▶ **WHAT TO DO**
Give the number of lines in the records below that include "this", and nothing more.

[Code that draws figures]
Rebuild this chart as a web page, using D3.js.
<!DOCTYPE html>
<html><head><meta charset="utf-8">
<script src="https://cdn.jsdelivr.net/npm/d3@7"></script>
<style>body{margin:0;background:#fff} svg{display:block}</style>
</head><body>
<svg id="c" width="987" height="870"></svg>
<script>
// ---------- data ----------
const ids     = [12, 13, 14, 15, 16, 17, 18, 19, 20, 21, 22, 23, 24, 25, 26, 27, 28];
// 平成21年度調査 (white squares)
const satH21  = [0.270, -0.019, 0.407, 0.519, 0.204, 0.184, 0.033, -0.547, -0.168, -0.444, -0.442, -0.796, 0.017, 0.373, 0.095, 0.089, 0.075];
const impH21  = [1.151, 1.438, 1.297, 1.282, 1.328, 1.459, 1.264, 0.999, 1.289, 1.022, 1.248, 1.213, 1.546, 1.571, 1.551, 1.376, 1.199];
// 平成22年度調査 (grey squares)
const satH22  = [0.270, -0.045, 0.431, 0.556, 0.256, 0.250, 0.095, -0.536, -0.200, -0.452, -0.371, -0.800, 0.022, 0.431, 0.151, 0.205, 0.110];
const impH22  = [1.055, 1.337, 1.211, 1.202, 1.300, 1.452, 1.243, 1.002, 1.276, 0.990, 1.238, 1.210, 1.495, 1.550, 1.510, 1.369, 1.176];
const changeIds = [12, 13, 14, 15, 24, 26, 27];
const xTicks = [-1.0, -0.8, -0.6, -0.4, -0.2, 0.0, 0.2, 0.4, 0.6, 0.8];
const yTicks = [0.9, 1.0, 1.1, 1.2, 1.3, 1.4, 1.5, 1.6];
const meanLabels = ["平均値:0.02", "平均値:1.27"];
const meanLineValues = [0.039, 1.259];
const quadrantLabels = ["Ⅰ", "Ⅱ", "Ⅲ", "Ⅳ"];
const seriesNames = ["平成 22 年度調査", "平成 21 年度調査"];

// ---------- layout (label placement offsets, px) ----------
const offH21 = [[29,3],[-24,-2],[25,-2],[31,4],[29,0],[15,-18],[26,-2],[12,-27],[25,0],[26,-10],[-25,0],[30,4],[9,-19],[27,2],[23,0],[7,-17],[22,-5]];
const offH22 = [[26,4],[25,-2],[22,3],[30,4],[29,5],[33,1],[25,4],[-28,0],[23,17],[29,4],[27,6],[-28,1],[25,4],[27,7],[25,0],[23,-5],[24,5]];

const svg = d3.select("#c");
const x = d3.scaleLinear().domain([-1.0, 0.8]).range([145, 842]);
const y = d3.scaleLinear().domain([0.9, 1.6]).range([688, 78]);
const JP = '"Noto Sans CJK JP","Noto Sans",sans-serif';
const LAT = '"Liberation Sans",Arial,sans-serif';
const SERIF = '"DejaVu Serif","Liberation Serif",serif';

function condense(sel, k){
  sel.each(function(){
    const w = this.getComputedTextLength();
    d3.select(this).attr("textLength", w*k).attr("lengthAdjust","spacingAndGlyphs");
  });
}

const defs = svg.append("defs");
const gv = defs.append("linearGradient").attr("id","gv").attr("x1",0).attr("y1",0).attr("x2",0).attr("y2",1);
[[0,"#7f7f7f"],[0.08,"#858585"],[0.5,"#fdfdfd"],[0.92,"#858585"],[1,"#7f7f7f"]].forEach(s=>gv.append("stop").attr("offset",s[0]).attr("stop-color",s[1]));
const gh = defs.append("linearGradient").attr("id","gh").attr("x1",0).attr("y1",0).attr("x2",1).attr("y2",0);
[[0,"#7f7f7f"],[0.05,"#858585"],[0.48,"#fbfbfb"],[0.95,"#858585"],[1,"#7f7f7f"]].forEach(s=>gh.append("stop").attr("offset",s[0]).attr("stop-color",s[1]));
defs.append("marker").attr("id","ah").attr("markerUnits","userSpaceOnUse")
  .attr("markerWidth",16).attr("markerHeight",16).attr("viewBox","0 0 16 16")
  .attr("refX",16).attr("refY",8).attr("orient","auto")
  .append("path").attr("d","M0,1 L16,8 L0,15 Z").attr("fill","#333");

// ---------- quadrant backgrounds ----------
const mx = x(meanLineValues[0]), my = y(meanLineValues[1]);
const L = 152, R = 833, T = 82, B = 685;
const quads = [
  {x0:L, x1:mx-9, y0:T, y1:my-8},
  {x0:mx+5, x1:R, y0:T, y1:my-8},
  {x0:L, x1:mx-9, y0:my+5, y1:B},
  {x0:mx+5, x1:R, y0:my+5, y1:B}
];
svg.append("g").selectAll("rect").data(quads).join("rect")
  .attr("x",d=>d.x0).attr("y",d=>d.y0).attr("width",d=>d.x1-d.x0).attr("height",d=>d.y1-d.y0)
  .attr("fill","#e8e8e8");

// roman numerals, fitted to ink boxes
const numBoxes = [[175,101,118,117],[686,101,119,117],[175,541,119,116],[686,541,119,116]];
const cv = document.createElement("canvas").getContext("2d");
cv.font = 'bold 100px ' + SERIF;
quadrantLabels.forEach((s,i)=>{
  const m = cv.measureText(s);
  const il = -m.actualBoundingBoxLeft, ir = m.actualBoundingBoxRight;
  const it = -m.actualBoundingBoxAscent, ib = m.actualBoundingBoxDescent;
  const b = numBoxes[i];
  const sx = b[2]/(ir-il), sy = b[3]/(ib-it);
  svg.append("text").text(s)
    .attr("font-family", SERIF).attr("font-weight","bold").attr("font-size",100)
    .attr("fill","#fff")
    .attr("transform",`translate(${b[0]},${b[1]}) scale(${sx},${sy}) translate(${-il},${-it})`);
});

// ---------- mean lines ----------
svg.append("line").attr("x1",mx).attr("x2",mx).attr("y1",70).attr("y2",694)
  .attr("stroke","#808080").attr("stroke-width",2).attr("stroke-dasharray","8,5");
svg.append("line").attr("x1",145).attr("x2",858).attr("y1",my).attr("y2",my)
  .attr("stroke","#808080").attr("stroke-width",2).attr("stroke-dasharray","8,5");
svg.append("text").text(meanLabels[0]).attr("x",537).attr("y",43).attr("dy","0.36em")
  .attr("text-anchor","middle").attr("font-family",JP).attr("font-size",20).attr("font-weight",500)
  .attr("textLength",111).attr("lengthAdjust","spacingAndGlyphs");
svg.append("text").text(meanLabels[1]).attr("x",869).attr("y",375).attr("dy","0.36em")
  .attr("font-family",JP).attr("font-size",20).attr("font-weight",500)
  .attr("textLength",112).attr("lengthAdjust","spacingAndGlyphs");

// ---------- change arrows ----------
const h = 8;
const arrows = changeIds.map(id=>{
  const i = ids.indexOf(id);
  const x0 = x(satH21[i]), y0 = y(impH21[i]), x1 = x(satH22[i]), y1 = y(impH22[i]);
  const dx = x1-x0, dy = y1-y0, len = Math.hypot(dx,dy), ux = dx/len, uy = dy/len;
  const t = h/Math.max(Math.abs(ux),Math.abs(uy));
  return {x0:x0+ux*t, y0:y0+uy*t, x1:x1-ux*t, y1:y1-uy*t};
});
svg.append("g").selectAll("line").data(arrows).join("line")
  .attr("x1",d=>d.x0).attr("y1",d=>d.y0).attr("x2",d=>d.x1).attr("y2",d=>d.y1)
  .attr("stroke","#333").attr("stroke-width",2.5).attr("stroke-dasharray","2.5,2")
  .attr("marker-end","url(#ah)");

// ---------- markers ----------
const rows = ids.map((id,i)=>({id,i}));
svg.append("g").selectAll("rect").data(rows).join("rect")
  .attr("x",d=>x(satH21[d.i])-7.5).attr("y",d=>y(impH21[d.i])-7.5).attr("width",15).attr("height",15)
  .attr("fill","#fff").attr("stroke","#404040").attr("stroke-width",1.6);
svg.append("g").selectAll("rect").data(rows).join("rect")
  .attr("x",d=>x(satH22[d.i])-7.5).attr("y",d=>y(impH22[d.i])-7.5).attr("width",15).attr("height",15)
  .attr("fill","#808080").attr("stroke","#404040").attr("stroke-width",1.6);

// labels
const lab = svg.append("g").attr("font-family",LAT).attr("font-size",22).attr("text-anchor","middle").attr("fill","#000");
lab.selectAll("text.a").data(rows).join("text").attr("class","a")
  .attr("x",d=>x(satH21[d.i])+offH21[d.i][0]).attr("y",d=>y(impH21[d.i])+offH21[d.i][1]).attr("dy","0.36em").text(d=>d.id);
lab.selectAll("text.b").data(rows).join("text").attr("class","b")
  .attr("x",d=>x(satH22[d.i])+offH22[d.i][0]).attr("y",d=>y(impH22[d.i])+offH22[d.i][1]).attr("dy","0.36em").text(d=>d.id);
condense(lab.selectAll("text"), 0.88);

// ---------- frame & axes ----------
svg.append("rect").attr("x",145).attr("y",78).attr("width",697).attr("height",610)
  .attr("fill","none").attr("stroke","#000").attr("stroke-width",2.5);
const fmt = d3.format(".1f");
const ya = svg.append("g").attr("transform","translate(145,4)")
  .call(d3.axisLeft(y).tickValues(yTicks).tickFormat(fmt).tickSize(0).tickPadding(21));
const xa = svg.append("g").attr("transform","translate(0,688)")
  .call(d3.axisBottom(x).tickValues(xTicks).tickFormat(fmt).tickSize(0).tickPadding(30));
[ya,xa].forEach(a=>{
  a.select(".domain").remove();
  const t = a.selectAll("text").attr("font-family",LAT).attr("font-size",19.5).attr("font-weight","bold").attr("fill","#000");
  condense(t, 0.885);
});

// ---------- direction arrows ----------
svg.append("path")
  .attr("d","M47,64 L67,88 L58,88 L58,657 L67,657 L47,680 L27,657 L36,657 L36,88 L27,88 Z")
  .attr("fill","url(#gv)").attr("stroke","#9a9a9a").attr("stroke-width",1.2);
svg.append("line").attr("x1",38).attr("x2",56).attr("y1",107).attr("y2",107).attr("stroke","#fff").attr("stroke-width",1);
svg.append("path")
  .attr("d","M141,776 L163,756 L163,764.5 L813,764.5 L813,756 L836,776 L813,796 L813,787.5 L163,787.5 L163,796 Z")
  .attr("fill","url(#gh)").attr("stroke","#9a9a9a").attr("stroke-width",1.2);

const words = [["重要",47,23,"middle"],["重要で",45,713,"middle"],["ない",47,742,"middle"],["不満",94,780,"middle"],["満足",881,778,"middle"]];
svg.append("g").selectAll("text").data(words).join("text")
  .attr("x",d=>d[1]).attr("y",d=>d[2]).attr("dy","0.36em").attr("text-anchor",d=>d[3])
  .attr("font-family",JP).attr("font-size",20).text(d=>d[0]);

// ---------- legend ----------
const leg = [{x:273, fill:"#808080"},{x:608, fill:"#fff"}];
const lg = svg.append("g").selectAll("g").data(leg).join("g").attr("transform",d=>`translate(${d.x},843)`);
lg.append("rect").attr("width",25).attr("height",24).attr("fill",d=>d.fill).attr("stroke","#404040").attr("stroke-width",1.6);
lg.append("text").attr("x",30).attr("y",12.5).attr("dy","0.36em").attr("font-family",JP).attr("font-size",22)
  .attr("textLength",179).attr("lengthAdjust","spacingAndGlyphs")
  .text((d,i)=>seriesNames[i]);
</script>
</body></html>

...

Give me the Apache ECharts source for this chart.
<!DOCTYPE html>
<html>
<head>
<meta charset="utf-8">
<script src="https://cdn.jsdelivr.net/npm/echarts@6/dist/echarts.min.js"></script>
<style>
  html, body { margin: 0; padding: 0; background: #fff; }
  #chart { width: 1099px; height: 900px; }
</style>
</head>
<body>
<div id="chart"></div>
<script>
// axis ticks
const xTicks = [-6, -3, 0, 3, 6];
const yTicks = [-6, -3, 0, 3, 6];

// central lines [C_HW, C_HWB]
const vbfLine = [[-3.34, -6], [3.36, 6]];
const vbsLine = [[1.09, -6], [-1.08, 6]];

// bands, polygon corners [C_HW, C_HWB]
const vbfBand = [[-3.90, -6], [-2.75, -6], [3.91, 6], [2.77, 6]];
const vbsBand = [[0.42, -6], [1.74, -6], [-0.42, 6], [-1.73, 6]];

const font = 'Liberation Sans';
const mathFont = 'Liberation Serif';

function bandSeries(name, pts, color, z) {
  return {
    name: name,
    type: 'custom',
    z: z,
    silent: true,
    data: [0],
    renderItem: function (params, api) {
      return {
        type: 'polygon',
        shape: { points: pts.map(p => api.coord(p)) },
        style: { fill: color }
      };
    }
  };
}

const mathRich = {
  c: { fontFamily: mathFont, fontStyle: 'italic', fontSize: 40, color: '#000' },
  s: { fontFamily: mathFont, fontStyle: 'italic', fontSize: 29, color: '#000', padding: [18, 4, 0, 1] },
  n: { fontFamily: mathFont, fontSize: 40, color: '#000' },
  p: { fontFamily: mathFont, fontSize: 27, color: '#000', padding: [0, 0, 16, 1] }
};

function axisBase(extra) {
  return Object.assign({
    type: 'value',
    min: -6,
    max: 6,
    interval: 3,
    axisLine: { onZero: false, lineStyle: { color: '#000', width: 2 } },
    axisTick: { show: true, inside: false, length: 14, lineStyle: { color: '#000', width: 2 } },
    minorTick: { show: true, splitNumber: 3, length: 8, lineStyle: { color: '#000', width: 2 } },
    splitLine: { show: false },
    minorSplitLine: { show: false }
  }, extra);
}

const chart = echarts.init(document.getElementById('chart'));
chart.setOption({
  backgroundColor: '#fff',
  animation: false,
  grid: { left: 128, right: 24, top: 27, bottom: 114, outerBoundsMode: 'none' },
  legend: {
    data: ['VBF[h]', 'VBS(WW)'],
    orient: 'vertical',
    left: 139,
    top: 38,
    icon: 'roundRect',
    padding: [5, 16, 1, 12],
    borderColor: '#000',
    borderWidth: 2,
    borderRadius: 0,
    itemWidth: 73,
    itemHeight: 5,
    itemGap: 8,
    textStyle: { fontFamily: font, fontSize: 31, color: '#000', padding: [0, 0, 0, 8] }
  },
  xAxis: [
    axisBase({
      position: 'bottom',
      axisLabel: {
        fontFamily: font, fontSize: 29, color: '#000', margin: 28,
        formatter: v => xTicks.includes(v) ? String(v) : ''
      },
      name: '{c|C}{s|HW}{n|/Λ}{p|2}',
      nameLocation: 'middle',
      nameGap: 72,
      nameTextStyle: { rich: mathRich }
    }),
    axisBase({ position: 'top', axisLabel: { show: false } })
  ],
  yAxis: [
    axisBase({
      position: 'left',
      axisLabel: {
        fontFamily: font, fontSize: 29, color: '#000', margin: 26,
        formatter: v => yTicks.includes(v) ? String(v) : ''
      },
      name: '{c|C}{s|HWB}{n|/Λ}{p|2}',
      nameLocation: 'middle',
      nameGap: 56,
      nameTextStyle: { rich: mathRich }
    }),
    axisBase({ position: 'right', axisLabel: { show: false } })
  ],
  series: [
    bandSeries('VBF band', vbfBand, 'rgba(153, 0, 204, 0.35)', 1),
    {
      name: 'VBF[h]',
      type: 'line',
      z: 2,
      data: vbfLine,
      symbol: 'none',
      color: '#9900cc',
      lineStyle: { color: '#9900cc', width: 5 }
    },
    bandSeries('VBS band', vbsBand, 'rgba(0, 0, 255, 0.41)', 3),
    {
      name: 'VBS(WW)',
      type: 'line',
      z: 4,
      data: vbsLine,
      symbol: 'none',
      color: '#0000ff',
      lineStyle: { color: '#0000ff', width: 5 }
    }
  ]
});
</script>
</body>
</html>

---

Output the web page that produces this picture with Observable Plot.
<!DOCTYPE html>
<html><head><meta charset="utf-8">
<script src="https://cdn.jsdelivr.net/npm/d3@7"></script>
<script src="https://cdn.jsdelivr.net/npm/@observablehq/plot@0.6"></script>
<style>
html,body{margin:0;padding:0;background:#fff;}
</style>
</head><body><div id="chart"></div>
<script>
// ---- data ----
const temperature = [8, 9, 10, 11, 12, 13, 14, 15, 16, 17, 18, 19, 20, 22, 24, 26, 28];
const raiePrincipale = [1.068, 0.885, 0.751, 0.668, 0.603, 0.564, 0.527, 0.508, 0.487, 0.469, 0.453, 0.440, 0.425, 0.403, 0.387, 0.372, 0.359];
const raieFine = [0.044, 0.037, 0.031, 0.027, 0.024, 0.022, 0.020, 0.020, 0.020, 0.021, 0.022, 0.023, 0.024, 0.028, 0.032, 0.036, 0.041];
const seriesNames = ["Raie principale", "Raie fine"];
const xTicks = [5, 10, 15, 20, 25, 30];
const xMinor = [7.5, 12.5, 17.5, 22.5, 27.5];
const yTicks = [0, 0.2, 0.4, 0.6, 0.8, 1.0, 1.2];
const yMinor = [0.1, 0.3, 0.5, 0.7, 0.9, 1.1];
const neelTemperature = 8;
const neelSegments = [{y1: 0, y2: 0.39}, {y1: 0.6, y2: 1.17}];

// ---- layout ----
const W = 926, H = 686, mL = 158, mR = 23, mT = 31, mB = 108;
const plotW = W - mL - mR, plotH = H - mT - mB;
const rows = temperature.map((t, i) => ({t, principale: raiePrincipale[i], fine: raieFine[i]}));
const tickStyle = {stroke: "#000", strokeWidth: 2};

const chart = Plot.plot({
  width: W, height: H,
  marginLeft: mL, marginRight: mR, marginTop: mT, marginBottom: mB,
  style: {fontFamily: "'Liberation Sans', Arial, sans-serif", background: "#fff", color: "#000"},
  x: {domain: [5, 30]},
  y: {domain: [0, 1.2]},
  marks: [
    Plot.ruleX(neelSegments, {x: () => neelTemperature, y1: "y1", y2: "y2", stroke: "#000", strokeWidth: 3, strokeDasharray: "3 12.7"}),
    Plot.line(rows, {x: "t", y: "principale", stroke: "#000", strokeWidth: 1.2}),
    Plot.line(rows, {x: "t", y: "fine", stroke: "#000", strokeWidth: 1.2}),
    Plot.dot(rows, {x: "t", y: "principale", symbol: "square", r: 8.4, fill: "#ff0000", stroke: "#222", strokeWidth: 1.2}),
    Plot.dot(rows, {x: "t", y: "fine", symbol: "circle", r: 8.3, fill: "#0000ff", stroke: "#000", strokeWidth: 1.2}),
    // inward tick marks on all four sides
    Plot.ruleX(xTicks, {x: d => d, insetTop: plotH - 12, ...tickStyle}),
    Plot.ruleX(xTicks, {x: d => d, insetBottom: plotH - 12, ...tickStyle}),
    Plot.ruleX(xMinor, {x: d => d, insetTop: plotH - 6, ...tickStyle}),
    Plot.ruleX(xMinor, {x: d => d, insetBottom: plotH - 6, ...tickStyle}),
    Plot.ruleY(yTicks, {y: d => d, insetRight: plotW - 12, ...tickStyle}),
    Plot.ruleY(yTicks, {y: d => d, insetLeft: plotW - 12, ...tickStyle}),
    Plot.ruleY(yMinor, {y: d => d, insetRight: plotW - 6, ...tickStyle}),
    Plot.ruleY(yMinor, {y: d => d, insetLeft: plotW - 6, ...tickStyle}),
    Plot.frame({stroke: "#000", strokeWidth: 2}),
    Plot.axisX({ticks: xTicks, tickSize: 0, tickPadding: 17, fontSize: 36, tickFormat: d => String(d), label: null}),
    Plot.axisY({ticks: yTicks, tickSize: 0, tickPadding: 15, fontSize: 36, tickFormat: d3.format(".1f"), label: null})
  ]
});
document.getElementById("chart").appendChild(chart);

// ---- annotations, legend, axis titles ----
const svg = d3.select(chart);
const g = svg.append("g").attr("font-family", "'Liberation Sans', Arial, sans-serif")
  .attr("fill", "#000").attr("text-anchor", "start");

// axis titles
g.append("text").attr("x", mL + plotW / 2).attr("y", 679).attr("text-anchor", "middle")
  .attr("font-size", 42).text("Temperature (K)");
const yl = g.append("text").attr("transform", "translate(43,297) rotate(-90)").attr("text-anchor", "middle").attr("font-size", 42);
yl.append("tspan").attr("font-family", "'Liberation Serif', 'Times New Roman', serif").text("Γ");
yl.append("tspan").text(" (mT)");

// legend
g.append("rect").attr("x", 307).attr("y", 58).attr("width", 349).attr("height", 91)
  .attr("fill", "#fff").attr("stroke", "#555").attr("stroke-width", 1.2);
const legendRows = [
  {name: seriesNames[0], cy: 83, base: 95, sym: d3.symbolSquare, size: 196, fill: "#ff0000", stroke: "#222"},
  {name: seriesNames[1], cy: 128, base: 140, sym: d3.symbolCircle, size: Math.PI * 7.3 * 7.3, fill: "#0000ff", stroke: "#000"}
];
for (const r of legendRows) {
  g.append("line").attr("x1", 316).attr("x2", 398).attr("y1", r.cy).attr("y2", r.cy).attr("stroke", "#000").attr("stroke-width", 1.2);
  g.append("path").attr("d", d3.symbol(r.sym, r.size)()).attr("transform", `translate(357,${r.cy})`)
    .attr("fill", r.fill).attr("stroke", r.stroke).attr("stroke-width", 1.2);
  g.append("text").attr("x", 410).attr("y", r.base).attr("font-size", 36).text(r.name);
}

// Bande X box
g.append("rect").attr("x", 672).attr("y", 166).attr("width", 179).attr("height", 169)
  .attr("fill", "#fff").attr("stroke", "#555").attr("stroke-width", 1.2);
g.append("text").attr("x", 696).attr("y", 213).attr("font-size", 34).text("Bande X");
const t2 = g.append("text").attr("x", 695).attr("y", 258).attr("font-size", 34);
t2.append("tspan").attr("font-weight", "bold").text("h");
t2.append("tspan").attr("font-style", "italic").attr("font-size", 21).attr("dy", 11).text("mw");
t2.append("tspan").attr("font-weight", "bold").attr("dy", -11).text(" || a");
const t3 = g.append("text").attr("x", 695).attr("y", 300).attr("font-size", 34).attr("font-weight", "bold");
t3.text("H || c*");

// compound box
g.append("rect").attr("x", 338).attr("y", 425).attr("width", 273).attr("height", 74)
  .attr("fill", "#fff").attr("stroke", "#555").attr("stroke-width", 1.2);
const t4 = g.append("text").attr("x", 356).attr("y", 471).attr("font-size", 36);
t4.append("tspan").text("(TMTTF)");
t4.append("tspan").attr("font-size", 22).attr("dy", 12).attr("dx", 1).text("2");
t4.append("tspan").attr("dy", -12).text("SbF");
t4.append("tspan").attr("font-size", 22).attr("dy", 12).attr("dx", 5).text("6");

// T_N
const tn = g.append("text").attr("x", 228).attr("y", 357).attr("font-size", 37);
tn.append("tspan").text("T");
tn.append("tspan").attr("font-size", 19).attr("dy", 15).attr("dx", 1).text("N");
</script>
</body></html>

▶ **RESPONSE**
5